Images are not part of the copy; transcribe all the data exactly.

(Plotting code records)
○ ○ ○ ○

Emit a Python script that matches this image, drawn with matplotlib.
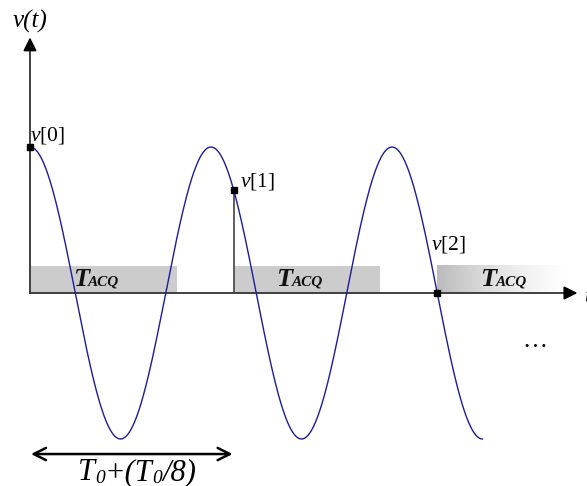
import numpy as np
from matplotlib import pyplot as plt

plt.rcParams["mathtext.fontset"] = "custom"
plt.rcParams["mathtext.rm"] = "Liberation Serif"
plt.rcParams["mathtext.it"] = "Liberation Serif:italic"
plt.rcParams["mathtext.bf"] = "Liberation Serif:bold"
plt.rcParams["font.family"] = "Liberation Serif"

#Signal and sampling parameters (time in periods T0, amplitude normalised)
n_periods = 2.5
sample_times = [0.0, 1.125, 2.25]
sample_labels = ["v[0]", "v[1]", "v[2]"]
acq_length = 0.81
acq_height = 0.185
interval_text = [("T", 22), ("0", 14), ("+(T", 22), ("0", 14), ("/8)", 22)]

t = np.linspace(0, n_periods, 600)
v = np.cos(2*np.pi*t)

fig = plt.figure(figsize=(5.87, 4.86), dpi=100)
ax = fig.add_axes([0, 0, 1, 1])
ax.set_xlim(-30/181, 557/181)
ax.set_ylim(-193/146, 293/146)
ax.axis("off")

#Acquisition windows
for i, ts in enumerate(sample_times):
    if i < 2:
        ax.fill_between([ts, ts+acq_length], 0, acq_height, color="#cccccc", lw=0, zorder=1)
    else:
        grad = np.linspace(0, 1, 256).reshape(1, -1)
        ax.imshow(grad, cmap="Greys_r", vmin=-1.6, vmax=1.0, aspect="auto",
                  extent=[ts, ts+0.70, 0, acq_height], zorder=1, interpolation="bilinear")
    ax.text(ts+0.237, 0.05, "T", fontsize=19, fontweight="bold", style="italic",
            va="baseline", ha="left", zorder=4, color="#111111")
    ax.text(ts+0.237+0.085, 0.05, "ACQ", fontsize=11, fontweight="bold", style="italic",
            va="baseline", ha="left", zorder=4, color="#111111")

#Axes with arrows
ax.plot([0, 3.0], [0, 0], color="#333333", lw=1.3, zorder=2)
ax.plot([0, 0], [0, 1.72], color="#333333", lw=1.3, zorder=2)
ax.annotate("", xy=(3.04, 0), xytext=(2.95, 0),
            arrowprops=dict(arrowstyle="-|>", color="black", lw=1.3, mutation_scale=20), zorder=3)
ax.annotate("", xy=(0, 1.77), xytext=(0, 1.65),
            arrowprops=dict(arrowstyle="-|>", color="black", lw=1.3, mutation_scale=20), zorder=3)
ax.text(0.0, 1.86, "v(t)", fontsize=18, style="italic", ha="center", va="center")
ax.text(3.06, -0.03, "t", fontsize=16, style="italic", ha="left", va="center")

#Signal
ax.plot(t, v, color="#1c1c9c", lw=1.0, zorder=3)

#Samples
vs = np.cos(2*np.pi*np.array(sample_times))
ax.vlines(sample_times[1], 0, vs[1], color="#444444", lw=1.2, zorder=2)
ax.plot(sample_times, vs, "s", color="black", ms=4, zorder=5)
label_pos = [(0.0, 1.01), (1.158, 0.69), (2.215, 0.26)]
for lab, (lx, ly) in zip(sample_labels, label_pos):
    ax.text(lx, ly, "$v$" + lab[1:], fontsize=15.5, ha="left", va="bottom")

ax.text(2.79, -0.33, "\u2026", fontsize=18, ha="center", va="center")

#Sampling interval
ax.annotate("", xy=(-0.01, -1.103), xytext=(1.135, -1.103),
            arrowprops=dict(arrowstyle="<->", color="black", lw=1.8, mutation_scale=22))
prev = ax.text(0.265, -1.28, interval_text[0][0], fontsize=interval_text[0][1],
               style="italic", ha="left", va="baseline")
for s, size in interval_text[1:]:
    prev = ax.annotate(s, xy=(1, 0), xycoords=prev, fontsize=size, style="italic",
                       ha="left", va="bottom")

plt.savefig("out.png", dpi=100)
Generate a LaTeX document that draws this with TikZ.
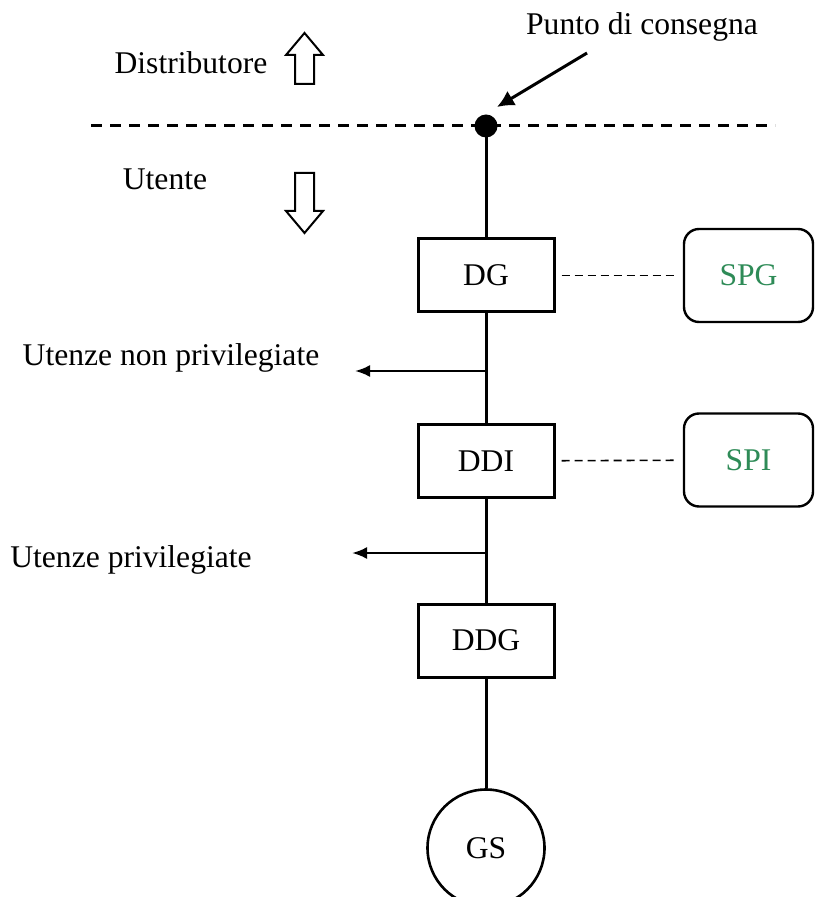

○ ○ ○ ○

RESPONSE TO THE EXERCISE
Emit a Python script that matches this image, drawn with matplotlib.
import numpy as np
from matplotlib import pyplot as plt

plt.rcParams["mathtext.fontset"] = "custom"
plt.rcParams["mathtext.rm"] = "Liberation Serif"
plt.rcParams["mathtext.it"] = "Liberation Serif:italic"
plt.rcParams["mathtext.bf"] = "Liberation Serif:bold"
plt.rcParams["font.family"] = "Liberation Serif"

#Signal and sampling parameters (time in periods T0, amplitude normalised)
n_periods = 2.5
sample_times = [0.0, 1.125, 2.25]
sample_labels = ["v[0]", "v[1]", "v[2]"]
acq_length = 0.81
acq_height = 0.185
interval_text = [("T", 22), ("0", 14), ("+(T", 22), ("0", 14), ("/8)", 22)]

t = np.linspace(0, n_periods, 600)
v = np.cos(2*np.pi*t)

fig = plt.figure(figsize=(5.87, 4.86), dpi=100)
ax = fig.add_axes([0, 0, 1, 1])
ax.set_xlim(-30/181, 557/181)
ax.set_ylim(-193/146, 293/146)
ax.axis("off")

#Acquisition windows
for i, ts in enumerate(sample_times):
    if i < 2:
        ax.fill_between([ts, ts+acq_length], 0, acq_height, color="#cccccc", lw=0, zorder=1)
    else:
        grad = np.linspace(0, 1, 256).reshape(1, -1)
        ax.imshow(grad, cmap="Greys_r", vmin=-1.6, vmax=1.0, aspect="auto",
                  extent=[ts, ts+0.70, 0, acq_height], zorder=1, interpolation="bilinear")
    ax.text(ts+0.237, 0.05, "T", fontsize=19, fontweight="bold", style="italic",
            va="baseline", ha="left", zorder=4, color="#111111")
    ax.text(ts+0.237+0.085, 0.05, "ACQ", fontsize=11, fontweight="bold", style="italic",
            va="baseline", ha="left", zorder=4, color="#111111")

#Axes with arrows
ax.plot([0, 3.0], [0, 0], color="#333333", lw=1.3, zorder=2)
ax.plot([0, 0], [0, 1.72], color="#333333", lw=1.3, zorder=2)
ax.annotate("", xy=(3.04, 0), xytext=(2.95, 0),
            arrowprops=dict(arrowstyle="-|>", color="black", lw=1.3, mutation_scale=20), zorder=3)
ax.annotate("", xy=(0, 1.77), xytext=(0, 1.65),
            arrowprops=dict(arrowstyle="-|>", color="black", lw=1.3, mutation_scale=20), zorder=3)
ax.text(0.0, 1.86, "v(t)", fontsize=18, style="italic", ha="center", va="center")
ax.text(3.06, -0.03, "t", fontsize=16, style="italic", ha="left", va="center")

#Signal
ax.plot(t, v, color="#1c1c9c", lw=1.0, zorder=3)

#Samples
vs = np.cos(2*np.pi*np.array(sample_times))
ax.vlines(sample_times[1], 0, vs[1], color="#444444", lw=1.2, zorder=2)
ax.plot(sample_times, vs, "s", color="black", ms=4, zorder=5)
label_pos = [(0.0, 1.01), (1.158, 0.69), (2.215, 0.26)]
for lab, (lx, ly) in zip(sample_labels, label_pos):
    ax.text(lx, ly, "$v$" + lab[1:], fontsize=15.5, ha="left", va="bottom")

ax.text(2.79, -0.33, "\u2026", fontsize=18, ha="center", va="center")

#Sampling interval
ax.annotate("", xy=(-0.01, -1.103), xytext=(1.135, -1.103),
            arrowprops=dict(arrowstyle="<->", color="black", lw=1.8, mutation_scale=22))
prev = ax.text(0.265, -1.28, interval_text[0][0], fontsize=interval_text[0][1],
               style="italic", ha="left", va="baseline")
for s, size in interval_text[1:]:
    prev = ax.annotate(s, xy=(1, 0), xycoords=prev, fontsize=size, style="italic",
                       ha="left", va="bottom")

plt.savefig("out.png", dpi=100)
Generate a LaTeX document that draws this with TikZ.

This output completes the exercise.